Three Comrades
- First US edition, illustrated by Paul Wenck
- Author: Erich Maria Remarque
- Original title: Drei Kameraden
- Translator: A. W. Wheen
- Cover artist: Paul Wenck
- Language: Danish
- Genre: War novel
- Publisher: Little, Brown and Company (US) Hutchinson (UK)
- Publication date: December 1936 (Danish transl.)
- Published in English: 1937

= Three Comrades (novel) =

1936 novel by Erich Maria Remarque

Three Comrades (Drei Kameraden) is a 1936 novel by the German author Erich Maria Remarque. It is written in first person by the main character Robert Lohkamp, whose somewhat disillusioned outlook on life is due to his horrifying experiences in the trenches of the First World War's French–German front. He shares these experiences with Otto Köster and Gottfried Lenz, his two comrades with whom he runs an auto-repair shop in what may be late-1920s Hamburg. Remarque wrote the novel in exile and it was first published in the Danish translation; the English translation followed soon, being serialised in Good Housekeeping from January to March 1937, and in the book form later in the year. The first German language edition was published in 1938 by Amsterdam Exilliteratur publisher Querido, but the novel was only published in Germany in 1951.

==Plot==
Protagonist Robert and "the last of the Romantics" Lenz work at an auto-shop owned by their former squad leader, Köster, alongside a non-veteran assistant named Jupp. The trio's prize possession is "Karl", a run-down van refitted into an unmatched speedster. A man named Binding attempts unsuccessfully to outrace Karl en route to a country pub, where Binding befriends Lenz and Robert falls in love with Binding's companion, Patrice Hollmann.

Robert describes the poverty and political extremism gripping Germany, being close friends with a crowd of prostitutes in his apartment building. He plays piano in the lounge for extra money in between auto-shop orders, which include repairing a Ford for a baker who got his wife killed in a car accident, and attempting to sell a Cadillac to a rich Jew. Robert bonds with Patrice at a bar, where the otherwise sober Patrice discovers a liking for rum and begins to free up from her upper-class background. They begin a relationship, meeting at a beer garden owned by fellow veteran Alfons.

Patrice unexpectedly suffers a near-fatal lung hemorrhage during a summer holiday at the sea. She names a doctor she had been seeing before her relationship with Robert, and Köster drives him over at full speed in Karl.
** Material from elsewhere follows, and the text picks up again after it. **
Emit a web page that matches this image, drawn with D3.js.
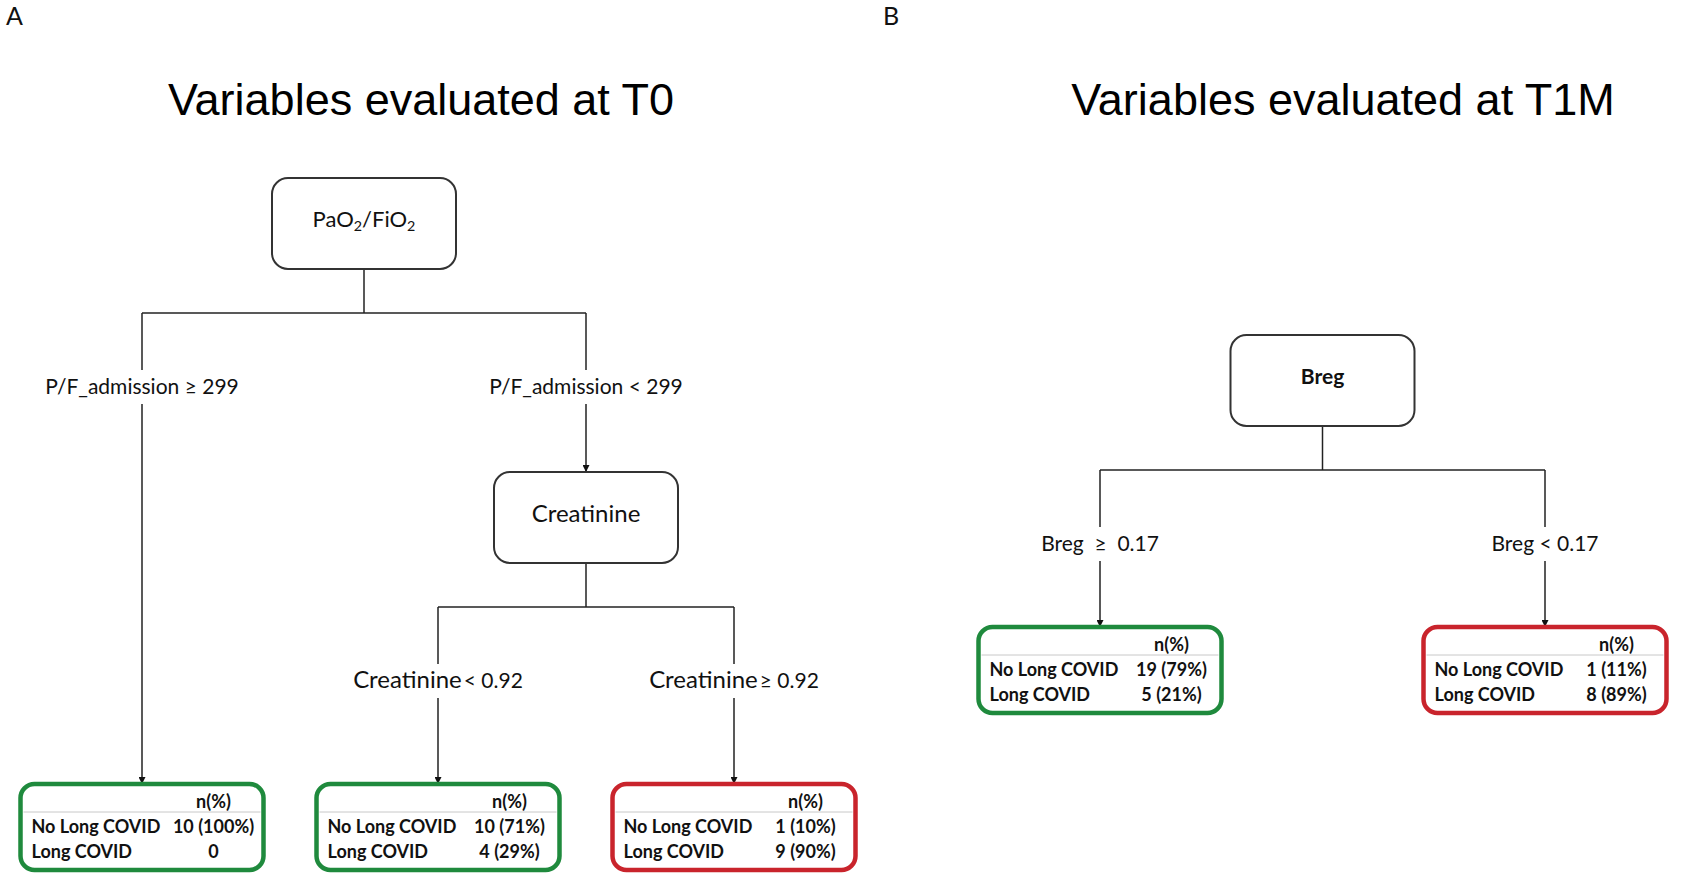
<!DOCTYPE html>
<html>
<head>
<meta charset="utf-8">
<script src="https://cdn.jsdelivr.net/npm/d3@7"></script>
<style>
  body { margin: 0; background: #fff; }
  svg { display: block; }
</style>
</head>
<body>
<svg id="chart" width="1689" height="893"></svg>
<script>
// panel headings
const panelLetters = ["A", "B"];
const panelTitles = ["Variables evaluated at T0", "Variables evaluated at T1M"];

// terminal node table
const countHeader = "n(%)";
const outcomeRows = ["No Long COVID", "Long COVID"];

// terminal nodes, left to right over both panels
const leafNoLong = [10, 10, 1, 19, 1];
const leafNoLongPct = [100, 71, 10, 79, 11];
const leafLong = [0, 4, 9, 5, 8];
const leafLongPct = [0, 29, 90, 21, 89];
const leafPredicted = ["No Long COVID", "No Long COVID", "Long COVID", "No Long COVID", "Long COVID"];

// split variables and the rule written on each branch
const treeA = {
    name: "PaO2/FiO2",
    children: [
        { rule: ["P/F_admission ≥ 299"], leaf: 0 },
        {
            rule: ["P/F_admission < 299"],
            name: "Creatinine",
            children: [
                { rule: ["Creatinine", "< 0.92"], leaf: 1 },
                { rule: ["Creatinine", "≥ 0.92"], leaf: 2 }
            ]
        }
    ]
};
const treeB = {
    name: "Breg",
    children: [
        { rule: ["Breg  ≥  0.17"], leaf: 3 },
        { rule: ["Breg < 0.17"], leaf: 4 }
    ]
};

// layout of each panel
const panels = [
    { tree: treeA, xRange: [142, 734], yDomain: [0, 0.5, 1], yRange: [178, 472, 784], titleX: 421, letterX: 6 },
    { tree: treeB, xRange: [1100, 1545], yDomain: [0, 1], yRange: [335, 627], titleX: 1343, letterX: 883 }
];
const nodeStyle = {
    "PaO2/FiO2": { size: 22, weight: 400 },
    "Creatinine": { size: 24, weight: 400 },
    "Breg": { size: 21, weight: 700 }
};
const leafColor = { "No Long COVID": "#1f8a3d", "Long COVID": "#c9242c" };

const textFont = "Lato, 'Open Sans', sans-serif";
const boxW = 184, boxH = 91;
const leafW = 243, leafH = 86;

let svg = d3.select("#chart");

svg.append("defs").append("marker")
    .attr("id", "arrow")
    .attr("viewBox", "0 0 10 10")
    .attr("refX", 10)
    .attr("refY", 5)
    .attr("markerWidth", 7)
    .attr("markerHeight", 7)
    .attr("markerUnits", "userSpaceOnUse")
    .attr("orient", "auto")
    .append("path")
    .attr("d", "M0,0L10,5L0,10Z")
    .attr("fill", "#111");

function fmt(n, p) {
    return n === 0 ? "0" : `${n} (${p}%)`;
}

panels.forEach((panel, i) => {
    let g = svg.append("g");

    g.append("text")
        .attr("x", panel.letterX)
        .attr("y", 25)
        .attr("font-family", textFont)
        .attr("font-size", 25)
        .attr("fill", "#111")
        .text(panelLetters[i]);

    g.append("text")
        .attr("x", panel.titleX)
        .attr("y", 115)
        .attr("text-anchor", "middle")
        .attr("font-family", "'Liberation Sans', Arial, sans-serif")
        .attr("font-size", 45)
        .attr("fill", "#000")
        .text(panelTitles[i]);

    let root = d3.hierarchy(panel.tree);
    d3.cluster().separation(() => 1).size([1, 1])(root);

    let xScale = d3.scaleLinear().domain(d3.extent(root.leaves(), d => d.x)).range(panel.xRange);
    let yScale = d3.scaleLinear().domain(panel.yDomain).range(panel.yRange);

    // connectors below each split
    root.descendants().filter(d => d.children).forEach(node => {
        let x = xScale(node.x);
        let bottom = yScale(node.y) + boxH;
        let bar = bottom + 44;
        let xs = node.children.map(c => xScale(c.x));

        g.append("line")
            .attr("x1", x).attr("x2", x)
            .attr("y1", bottom).attr("y2", bar)
            .attr("stroke", "#222").attr("stroke-width", 1.5);
        g.append("line")
            .attr("x1", d3.min(xs)).attr("x2", d3.max(xs))
            .attr("y1", bar).attr("y2", bar)
            .attr("stroke", "#222").attr("stroke-width", 1.5);

        node.children.forEach(child => {
            let cx = xScale(child.x);
            let labelY = bar + 81;
            g.append("line")
                .attr("x1", cx).attr("x2", cx)
                .attr("y1", bar).attr("y2", labelY - 24)
                .attr("stroke", "#222").attr("stroke-width", 1.5);
            g.append("line")
                .attr("x1", cx).attr("x2", cx)
                .attr("y1", labelY + 10).attr("y2", yScale(child.y))
                .attr("stroke", "#222").attr("stroke-width", 1.5)
                .attr("marker-end", "url(#arrow)");

            let rule = child.data.rule;
            let t = g.append("text")
                .attr("x", cx)
                .attr("y", labelY)
                .attr("text-anchor", "middle")
                .attr("font-family", textFont)
                .attr("font-size", 21)
                .attr("fill", "#111")
                .style("white-space", "pre");
            if (rule.length > 1) {
                t.append("tspan").attr("font-size", 24).text(rule[0]);
                t.append("tspan").attr("dx", 2).text(rule[1]);
            } else {
                t.text(rule[0]);
            }
        });
    });

    // split variable boxes
    root.descendants().filter(d => d.children).forEach(node => {
        let x = xScale(node.x);
        let top = yScale(node.y);
        let st = nodeStyle[node.data.name];
        g.append("rect")
            .attr("x", x - boxW / 2).attr("y", top)
            .attr("width", boxW).attr("height", boxH)
            .attr("rx", 16)
            .attr("fill", "#fff")
            .attr("stroke", "#333")
            .attr("stroke-width", 2);
        let t = g.append("text")
            .attr("x", x)
            .attr("y", top + boxH / 2 + st.size * 0.36)
            .attr("text-anchor", "middle")
            .attr("font-family", textFont)
            .attr("font-size", st.size)
            .attr("font-weight", st.weight)
            .attr("fill", "#111");
        // digits after an element symbol are subscripts
        node.data.name.split(/(\d)/).filter(s => s).forEach(part => {
            if (/\d/.test(part)) {
                t.append("tspan").attr("font-size", st.size * 0.65).attr("dy", 4).text(part);
            } else {
                t.append("tspan").attr("dy", t.selectAll("tspan").size() ? -4 : 0).text(part);
            }
        });
    });

    // terminal tables
    root.leaves().forEach(leaf => {
        let k = leaf.data.leaf;
        let x = xScale(leaf.x) - leafW / 2;
        let top = yScale(leaf.y);
        let lg = g.append("g").attr("font-family", textFont).attr("font-weight", 700).attr("fill", "#111");

        lg.append("rect")
            .attr("x", x).attr("y", top)
            .attr("width", leafW).attr("height", leafH)
            .attr("rx", 14)
            .attr("fill", "#fff")
            .attr("stroke", leafColor[leafPredicted[k]])
            .attr("stroke-width", 4.5);
        lg.append("line")
            .attr("x1", x + 3).attr("x2", x + leafW - 3)
            .attr("y1", top + 28).attr("y2", top + 28)
            .attr("stroke", "#c8c8c8").attr("stroke-width", 1);
        lg.append("text")
            .attr("x", x + 193).attr("y", top + 24)
            .attr("text-anchor", "middle")
            .attr("font-size", 18)
            .text(countHeader);

        let values = [fmt(leafNoLong[k], leafNoLongPct[k]), fmt(leafLong[k], leafLongPct[k])];
        outcomeRows.forEach((row, r) => {
            lg.append("text")
                .attr("x", x + 11).attr("y", top + 49 + r * 25)
                .attr("font-size", 18)
                .text(row);
            lg.append("text")
                .attr("x", x + 193).attr("y", top + 49 + r * 25)
                .attr("text-anchor", "middle")
                .attr("font-size", 18)
                .text(values[r]);
        });
    });
});
</script>
</body>
</html>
He treats Patrice and allows the couple to return to the city, where they move into Robert's apartment; however, he schedules Patrice to leave for a sanatorium in the Swiss Alps come winter.

Work begins to dry up for the comrades, and they begin a side-business as taxi drivers, but believe they achieve a break after fighting off a rival shop crew for the rights to repair a wrecked limousine. After Patrice leaves for Switzerland, Lenz becomes involved in the city's worsening political situation and is shot by a radical from a rival party. Köster feeds the police incomplete information to ensure he can avenge Lenz himself, though he insists Robert stays out for the sake of his love. Robert, Köster, and the other veterans bury Lenz with full military honours, and the radical is instead killed by Alfons. The shop goes bankrupt after the limousine owner defaults on his repair fee, and an agent auctions off every car except Karl's.

The sanatorium reports that Patrice's health is continuing to deteriorate, and Robert and Köster gather their remaining money to pay for Robert to stay as a visitor. Köster sells Karl after driving Robert over, though they agree Patrice should not learn of either Lenz or Karl. A further diagnosis of Patrice's sickness suggests it was related to adolescent malnutrition during the war, and they resolve to make the most of their time together before Patrice's inevitable death.

==Film, TV, and theatrical adaptations==
The novel was adapted in America as Three Comrades, a 1938 film starring Franchot Tone, Robert Taylor, Robert Young and Margaret Sullavan.

Flowers from the Victors (1999), directed by Aleksander Surin, was also based on the novel but set in Russia in the 1990s.